Discuss the extent to which the concepts of income elasticity of demand and price elasticity of demand might be useful to an entrepreneur in this economy and consider which would be more useful.
For analysis that explains the usefulness of income elasticity of demand to an entrepreneur when incomes are falling:
Income elasticity of demand would be useful to an entrepreneur because it would indicate those goods that are likely to experience a decrease in demand and those that should experience a rise in demand, i.e. normal goods and inferior goods respectively.
For analysis that explains the usefulness of price elasticity of demand to an entrepreneur when incomes are falling:
Price elasticity of demand will inform an entrepreneur of the possibility of changing prices to increase revenue.
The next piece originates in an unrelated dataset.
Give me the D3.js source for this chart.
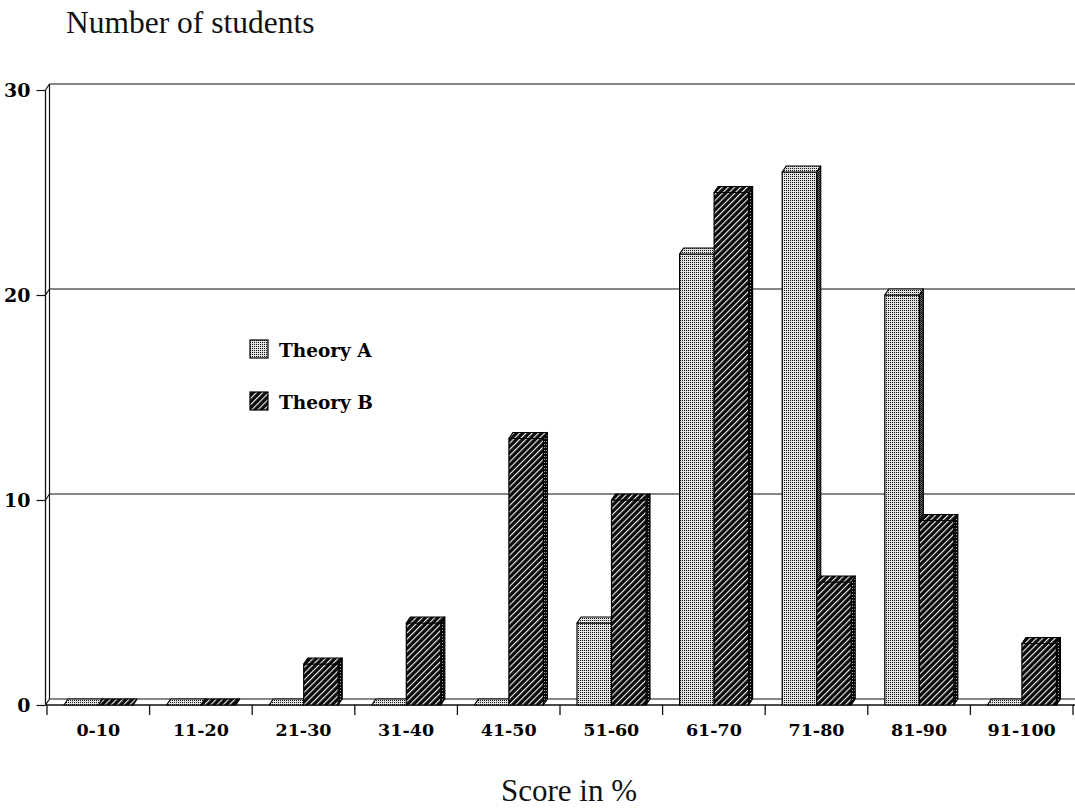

The estimates might be used by an entrepreneur or firms for sales forecasting, investment decisions, production planning, location, and new markets.
For evaluation that clearly compares the usefulness of each concept that leads to a reasoned conclusion as to which is the most useful:
Both income elasticity of demand and price elasticity of demand have their own significance for an entrepreneur in an economy facing falling incomes. Income elasticity of demand helps in understanding consumer behavior regarding different types of goods, while price elasticity of demand guides pricing strategies to maximize revenue. However, in the context of a severe recession with declining incomes, price elasticity of demand may have a more immediate impact on decision💥making, as adjusting prices can directly influence revenue generation. Therefore, in this scenario, price elasticity of demand may be considered more useful to an entrepreneur.